Wednesday 24 February 2010

One Day in the Life of Ivan Denisovich: Aleksandr Solzhenitsyn

Aleksandr Solzhenitsyn - One Day in the Life of Ivan Denisovich (1963)
Novella – 140 pages – my copy (Penguin paperback) bought for £1.50 from the wonderful BookStore in Truro, Cornwall around Xmas 2009
- 4 nods

A story so popular that its author was lauded as a hero in the contrasting worlds of Soviet Russia and the capitalist Western countries. One Day in the Life of Ivan Denisovich was one of the first stories in print to expose the brutality of life in the Russian gulag: of hard labour, of the blistering cold, of sanctions and of wasted years of life. ‘The days rolled by in the camp – they were over before you could say "knife". But the years, they never rolled by: they never moved by a second’ (p.56)

Writing with authority – having done ‘hard-time’ himself – Solzhenitsyn writes of Ivan Denisovich (known to all as Shukhov) and his struggle in Siberia.
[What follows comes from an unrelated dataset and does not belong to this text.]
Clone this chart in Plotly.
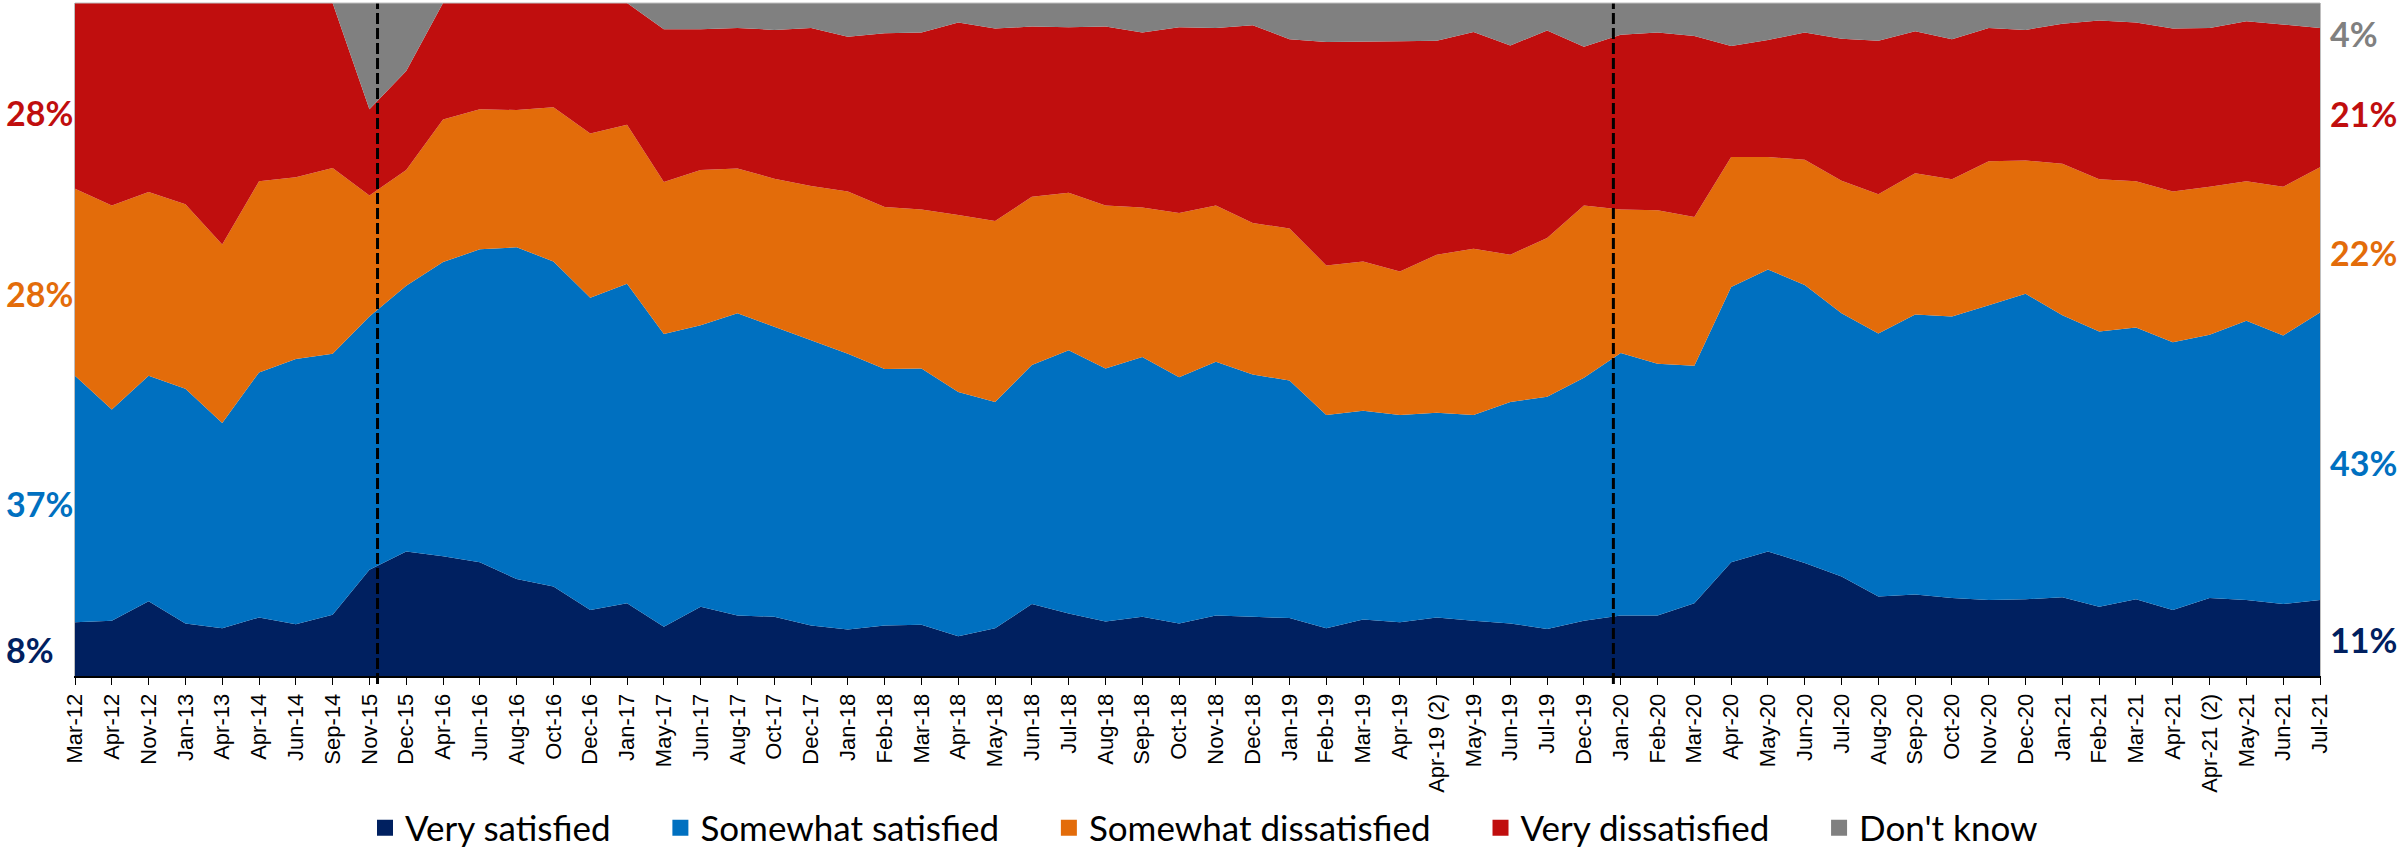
import plotly.graph_objects as go

categories = [
    "Mar-12", "Apr-12", "Nov-12", "Jan-13", "Apr-13", "Apr-14", "Jun-14", "Sep-14",
    "Nov-15", "Dec-15", "Apr-16", "Jun-16", "Aug-16", "Oct-16", "Dec-16", "Jan-17",
    "May-17", "Jun-17", "Aug-17", "Oct-17", "Dec-17", "Jan-18", "Feb-18", "Mar-18",
    "Apr-18", "May-18", "Jun-18", "Jul-18", "Aug-18", "Sep-18", "Oct-18", "Nov-18",
    "Dec-18", "Jan-19", "Feb-19", "Mar-19", "Apr-19", "Apr-19 (2)", "May-19", "Jun-19",
    "Jul-19", "Dec-19", "Jan-20", "Feb-20", "Mar-20", "Apr-20", "May-20", "Jun-20",
    "Jul-20", "Aug-20", "Sep-20", "Oct-20", "Nov-20", "Dec-20", "Jan-21", "Feb-21",
    "Mar-21", "Apr-21", "Apr-21 (2)", "May-21", "Jun-21", "Jul-21",
]

very_satisfied = [
    8.0, 8.2, 11.1, 7.8, 7.1, 8.7, 7.7, 9.1,
    15.8, 18.5, 17.8, 16.9, 14.4, 13.3, 9.8, 10.8,
    7.3, 10.3, 9.0, 8.8, 7.5, 6.9, 7.5, 7.6,
    5.9, 7.1, 10.7, 9.3, 8.1, 8.8, 7.8, 9.0,
    8.8, 8.6, 7.1, 8.4, 8.0, 8.7, 8.2, 7.8,
    7.0, 8.2, 9.0, 9.0, 10.8, 16.9, 18.5, 16.8,
    14.8, 11.8, 12.1, 11.6, 11.3, 11.4, 11.7, 10.3,
    11.4, 9.8, 11.6, 11.3, 10.7, 11.3,
]

somewhat_satisfied = [
    36.6, 31.4, 33.5, 34.9, 30.5, 36.4, 39.4, 38.8,
    37.6, 39.5, 43.7, 46.5, 49.3, 48.3, 46.4, 47.5,
    43.5, 41.8, 44.9, 43.1, 42.5, 41.0, 38.1, 38.1,
    36.3, 33.6, 35.5, 39.1, 37.6, 38.6, 36.6, 37.7,
    36.0, 35.3, 31.7, 31.0, 30.8, 30.4, 30.6, 32.9,
    34.5, 36.1, 39.0, 37.4, 35.3, 40.9, 41.9, 41.3,
    39.1, 39.1, 41.6, 41.8, 43.8, 45.4, 41.9, 40.9,
    40.4, 39.8, 39.1, 41.5, 39.9, 42.7,
]

somewhat_dissatisfied = [
    27.8, 30.3, 27.3, 27.4, 26.5, 28.4, 27.0, 27.6,
    18.0, 17.2, 21.2, 20.8, 20.4, 22.9, 24.4, 23.6,
    22.6, 23.1, 21.5, 22.0, 22.8, 24.1, 24.1, 23.6,
    26.3, 26.9, 25.0, 23.4, 24.2, 22.2, 24.4, 23.2,
    22.5, 22.6, 22.2, 22.2, 21.3, 23.5, 24.7, 21.9,
    23.6, 25.6, 21.3, 22.8, 22.1, 19.3, 16.7, 18.6,
    19.7, 20.7, 21.0, 20.4, 21.4, 19.8, 22.5, 22.6,
    21.7, 22.4, 22.0, 20.7, 22.1, 21.6,
]

very_dissatisfied = [
    27.6, 30.1, 28.1, 29.9, 35.9, 26.5, 25.9, 24.5,
    12.8, 14.7, 17.3, 15.8, 15.9, 15.5, 19.4, 18.1,
    22.7, 20.9, 20.9, 22.1, 23.5, 23.0, 25.8, 26.3,
    28.6, 28.6, 25.3, 24.6, 26.6, 26.0, 27.6, 26.4,
    29.4, 28.1, 33.2, 32.6, 34.2, 31.8, 32.2, 31.1,
    30.8, 23.6, 26.0, 26.4, 26.9, 16.5, 17.4, 18.9,
    21.1, 22.8, 21.1, 20.8, 19.8, 19.4, 20.8, 23.6,
    23.6, 24.2, 23.6, 23.8, 24.1, 20.7,
]

dont_know = [
    0.0, 0.0, 0.0, 0.0, 0.0, 0.0, 0.0, 0.0,
    15.8, 10.1, 0.0, 0.0, 0.0, 0.0, 0.0, 0.0,
    3.9, 3.9, 3.7, 4.0, 3.7, 5.0, 4.5, 4.4,
    2.9, 3.8, 3.5, 3.6, 3.5, 4.4, 3.6, 3.7,
    3.3, 5.4, 5.8, 5.8, 5.7, 5.6, 4.3, 6.3,
    4.1, 6.5, 4.7, 4.4, 4.9, 6.4, 5.5, 4.4,
    5.3, 5.6, 4.2, 5.4, 3.7, 4.0, 3.1, 2.6,
    2.9, 3.8, 3.7, 2.7, 3.2, 3.7,
]

series_names = ["Very satisfied", "Somewhat satisfied", "Somewhat dissatisfied",
                "Very dissatisfied", "Don't know"]
series_colors = ["#002060", "#0070C0", "#E36C0A", "#C00E0E", "#808080"]
series_values = [very_satisfied, somewhat_satisfied, somewhat_dissatisfied,
                 very_dissatisfied, dont_know]

# methodology breaks: (category before, fraction of the way to the next category)
series_breaks = [("Nov-15", 0.22), ("Dec-19", 0.8)]

x = list(range(len(categories)))

fig = go.Figure()
for name, vals, color in zip(series_names, series_values, series_colors):
    fig.add_trace(go.Scatter(
        x=x, y=vals, stackgroup="one", groupnorm="percent", mode="lines",
        line=dict(width=0, color=color), fillcolor=color, name=name,
        showlegend=False, hoverinfo="skip",
    ))
NBSP = "\u00a0"
for i, (name, color) in enumerate(zip(series_names, series_colors)):
    pad = NBSP * 5 if i < len(series_names) - 1 else ""
    fig.add_trace(go.Scatter(
        x=[None], y=[None], mode="markers", name=name + pad,
        marker=dict(symbol="square", size=20, color=color),
    ))

# end labels (placed near the middle of each band at the first / last survey)
label_font = "Lato"
for side, idx in (("left", 0), ("right", len(categories) - 1)):
    base = 0.0
    for name, vals, color in zip(series_names, series_values, series_colors):
        v = vals[idx]
        mid = base + v / 2.0
        base += v
        if v < 1:
            continue
        fig.add_annotation(
            xref="paper", x=0 if side == "left" else 1, yref="y", y=mid * 0.972,
            text=f"{int(v + 0.5)}%", showarrow=False,
            xanchor="left", yanchor="middle",
            xshift=-71 if side == "left" else 8,
            font=dict(family=label_font, size=34, color=color, weight="bold"),
        )

for cat, frac in series_breaks:
    xb = categories.index(cat) + frac
    fig.add_shape(type="line", xref="x", yref="paper", x0=xb, x1=xb, y0=-0.012, y1=1,
                  line=dict(color="black", width=3, dash="11px,4px"))

# axis shadow
fig.add_shape(type="line", xref="paper", yref="paper", x0=0, x1=1, y0=0, y1=0,
              ysizemode="pixel", yanchor=0,
              line=dict(color="#BFBFBF", width=3), layer="below")
fig.add_shape(type="line", xref="paper", yref="paper", x0=0, x1=1, y0=1, y1=1,
              line=dict(color="#BFBFBF", width=1))

fig.update_layout(
    width=2408, height=857,
    margin=dict(l=75, r=88, t=3, b=181, autoexpand=False),
    paper_bgcolor="white", plot_bgcolor="white",
    showlegend=True,
    legend=dict(orientation="h", x=0.5, xanchor="center", xref="container",
                y=(857 - 828) / 857, yanchor="middle", yref="container",
                font=dict(family="Lato", size=35, color="black"),
                traceorder="normal", itemwidth=30),
    xaxis=dict(
        range=[0, len(categories) - 1], tickmode="array", tickvals=x, ticktext=categories,
        tickangle=-90, tickfont=dict(family="Liberation Sans, Arial", size=22, color="black"),
        ticks="outside", ticklen=7, tickcolor="black", tickwidth=1, automargin=False,
        showline=True, linecolor="black", linewidth=2, showgrid=False, zeroline=False,
    ),
    yaxis=dict(
        range=[0, 100], showticklabels=False, showgrid=False, zeroline=False,
        showline=True, linecolor="#BFBFBF", linewidth=1, mirror=True, ticks="",
        automargin=False,
    ),
)

fig.write_html("out.html", config={"displayModeBar": False},
               post_script="document.body.style.margin='0';")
On first reading, one might expect Shukhov to do something spectacular, to rebel, to become the hero, to regain his long forgotten freedom. None of this happens; and it is what makes this story unique and special. Shukhov is a run of the mill prisoner, an ordinary Joe Bloggs in his home village; his heroic exploits include the hiding of his daily ration bread and of surviving the cold, icy weather outside during his working day.

This day, then, is one of life’s small battles. But also, of the struggle to keep what remained of the life one had before, with a prisoner’s humanity being chipped away, bit by bit. As the author writes: ‘During his years in prisons and camps he’d lost the habit of planning for the next day, for a year ahead, for supporting his family. The authorities did his thinking for him about everything – it was somehow easier that way’ (p.38).

The book is a condemnation of the thousands who were wrongly imprisoned in Soviet Russia, especially under Stalin’s iron rule. One of the most spectacular facts is that the book actually got published; arriving in a moment of a political ‘thaw’. Of course, Solzhenitsyn’s popularity in both camps would not last, being used a political pin-ball by the divided camps of the Cold War. Yet, this book, continues as a gold-standard of modern fiction.